Physical theft or loss of intellectual property (IP) was by far the most prevalent type of security incident. Of those executives whose company experienced a security incident this past year, 41% said their organisations fell victim to IP theft or loss.
Mr Jason Smonaloff, Senior Managing Director and Global Cyber Security Practice Leader for Kroll, said: “In a digitised world with growing levels of data creation, collection, and reliance for businesses, information assets have become increasingly valuable and exposed to threats. Exacerbating the challenge of safeguarding data is that criminals and other threat actors are continually developing new ways to monetize confidential information, including personal data.
“People instinctively think about data being targeted by cyber attacks, but not all threats to information are confined to the digital realm. There is a convergence between physical and digital threats, with issues arising from equipment with sensitive data being stolen or lost, for example, or employees with access to highly sensitive information accidentally or intentionally causing a breach.”
Fraud, cyber and security risks at all-time high
The Kroll study, the 2017/18 Kroll Annual Global Fraud & Risk Report, generally found that fraud, cyber and security risks are at an all-time high. The proportion of executives reporting that their companies fell victim to at least one instance of fraud over the past 12 months increased to 84%, from 82% in the previous survey.

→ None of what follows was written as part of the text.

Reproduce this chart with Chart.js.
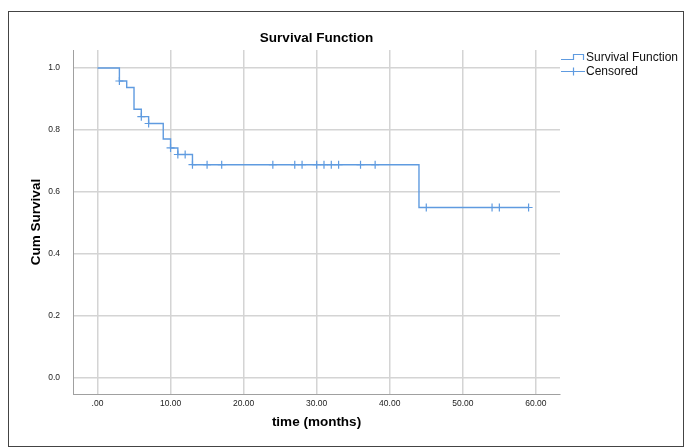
<!DOCTYPE html>
<html><head><meta charset="utf-8">
<script src="https://cdn.jsdelivr.net/npm/chart.js@4.4.1/dist/chart.umd.min.js"></script>
<style>html,body{margin:0;padding:0;background:#fff}#wrap{width:685px;height:448px;position:relative}</style>
</head><body><div id="wrap"><canvas id="c" width="685" height="448"></canvas></div>
<script>
// Kaplan-Meier steps (time, cumulative survival after the step)
const stepTimes    = [0, 3, 4, 5, 6, 7, 9, 10, 11, 13, 44, 59];
const stepSurvival = [1.0, 0.958, 0.937, 0.867, 0.843, 0.821, 0.771, 0.742, 0.721, 0.688, 0.550, 0.550];
// censored observations
const censorTimes    = [3, 6, 7, 10, 11, 12, 13, 15, 17, 24, 27, 28, 30, 31, 32, 33, 36, 38, 45, 54, 55, 59];
const censorSurvival = [0.958, 0.843, 0.821, 0.742, 0.721, 0.721, 0.688, 0.688, 0.688, 0.688, 0.688, 0.688, 0.688, 0.688, 0.688, 0.688, 0.688, 0.688, 0.550, 0.550, 0.550, 0.550];
// ticks
const xTickValues = [0, 10, 20, 30, 40, 50, 60];
const xTickLabels = ['.00', '10.00', '20.00', '30.00', '40.00', '50.00', '60.00'];
const yTickValues = [0, 0.2, 0.4, 0.6, 0.8, 1.0];
const yTickLabels = ['0.0', '0.2', '0.4', '0.6', '0.8', '1.0'];
const chartTitle = 'Survival Function';
const xTitle = 'time (months)';
const yTitle = 'Cum Survival';
const legendLabels = ['Survival Function', 'Censored'];

const LINE = '#5f9be0';
const GRID = '#d4d4d4';
const AXIS = '#a0a0a0';
const FONT = "'Liberation Sans', Arial, sans-serif";

const extras = {
  id: 'extras',
  afterDraw(chart) {
    const ctx = chart.ctx, a = chart.chartArea;
    ctx.save();
    // outer frame
    ctx.strokeStyle = '#444'; ctx.lineWidth = 1;
    ctx.strokeRect(8.5, 11.5, 675, 435);
    // title
    ctx.fillStyle = '#000';
    ctx.font = 'bold 13.5px ' + FONT;
    ctx.textAlign = 'center'; ctx.textBaseline = 'middle';
    ctx.fillText(chartTitle, (a.left + a.right) / 2, 38);
    // legend
    ctx.strokeStyle = LINE; ctx.lineWidth = 1.2;
    ctx.beginPath();
    ctx.moveTo(561, 59.5); ctx.lineTo(573.5, 59.5); ctx.lineTo(573.5, 54.5); ctx.lineTo(583.5, 54.5); ctx.lineTo(583.5, 60);
    ctx.stroke();
    ctx.beginPath();
    ctx.moveTo(561, 71.5); ctx.lineTo(585, 71.5);
    ctx.moveTo(573.5, 67.5); ctx.lineTo(573.5, 75.5);
    ctx.stroke();
    ctx.fillStyle = '#111';
    ctx.font = '12px ' + FONT;
    ctx.textAlign = 'left';
    ctx.fillText(legendLabels[0], 586, 58);
    ctx.fillText(legendLabels[1], 586, 72);
    ctx.restore();
  }
};

new Chart(document.getElementById('c'), {
  type: 'line',
  data: {
    datasets: [
      {
        label: legendLabels[0],
        data: stepTimes.map((t, i) => ({x: t, y: stepSurvival[i]})),
        stepped: 'before',
        borderColor: LINE,
        borderWidth: 1.4,
        pointRadius: 0,
        fill: false
      },
      {
        label: legendLabels[1],
        data: censorTimes.map((t, i) => ({x: t, y: censorSurvival[i]})),
        showLine: false,
        pointStyle: 'cross',
        pointRadius: 4,
        pointBorderWidth: 1.2,
        borderColor: LINE,
        backgroundColor: LINE
      }
    ]
  },
  options: {
    responsive: false,
    animation: false,
    devicePixelRatio: 1,
    layout: {padding: {left: 0, right: 125, top: 50, bottom: 0}},
    plugins: {legend: {display: false}, title: {display: false}, tooltip: {enabled: false}},
    scales: {
      x: {
        type: 'linear', min: -3.35, max: 63.3,
        afterBuildTicks: s => { s.ticks = xTickValues.map(v => ({value: v})); },
        afterFit: s => { s.height = 54; },
        ticks: {
          callback: v => xTickLabels[xTickValues.indexOf(v)],
          font: {family: FONT, size: 8.5}, color: '#222', padding: 5,
          maxRotation: 0, autoSkip: false
        },
        grid: {color: GRID, lineWidth: 1.5, drawTicks: false},
        border: {color: AXIS, width: 1},
        title: {display: true, text: xTitle, color: '#000',
          font: {family: FONT, size: 13.5, weight: 'bold'}, padding: {top: 0, bottom: 18}}
      },
      y: {
        type: 'linear', min: -0.0516, max: 1.058,
        afterBuildTicks: s => { s.ticks = yTickValues.map(v => ({value: v})); },
        afterFit: s => { s.width = 73; },
        ticks: {
          callback: v => yTickLabels[yTickValues.findIndex(t => Math.abs(t - v) < 1e-9)],
          font: {family: FONT, size: 8.5}, color: '#222', padding: 13
        },
        grid: {color: GRID, lineWidth: 1.5, drawTicks: false},
        border: {color: AXIS, width: 1},
        title: {display: true, text: yTitle, color: '#000',
          font: {family: FONT, size: 13.5, weight: 'bold'}, padding: {top: 28, bottom: 0}}
      }
    }
  },
  plugins: [extras]
});
</script></body></html>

Levels of reported fraud have steadily risen every year since 2012, when the reported occurrence was just 61%.
An even greater percentage of executives surveyed (86%) said their companies had experienced a cyber incident or information theft, loss, or attack over the past 12 months, slightly up from 85% in 2016. Seven in 10 respondents (70%) reported the occurrence of at least one security incident during the past year, compared to 68% in the previous survey.
Respondents were found to experience a heightened sense of vulnerability to fraud, cyber, and security risks, with information-related risks now being the area of greatest concern. As criminals and other threat actors continue to find new ways to monetize confidential data, including personal data, data assets are becoming increasingly valuable and attractive targets.
Nearly all anti-fraud measures mentioned in the survey were widely adopted by over 70% of respondents, with information controls the most widely implemented anti-fraud measure at 78%.
Reflecting the high levels of vulnerability reported by respondents to cyber intrusions, the top three cyber risk mitigation measures that executives expect their companies to implement in the next 12 months all address the problem of intrusions: i.e., intrusion detection systems that are device-based (57%), endpoint threat monitoring tools (55%), and intrusion detection systems that are network-based (54%).
The study also found that cyber security is also rapidly becoming a board governance mandate as the anticipated likelihood of an incident grows, compounded by increasing regulatory pressures and the costly reputational risks associated with data privacy and data loss events.
A large proportion of respondents have adopted security risk mitigation measures. 66% of respondents have a plan for securing intellectual property, with almost a quarter (24%) planning to implement these measures over the next 12 months.
The Kroll survey was conducted online from June to August 2017 with 540 senior executives who hold positions across multiple industries and geographies.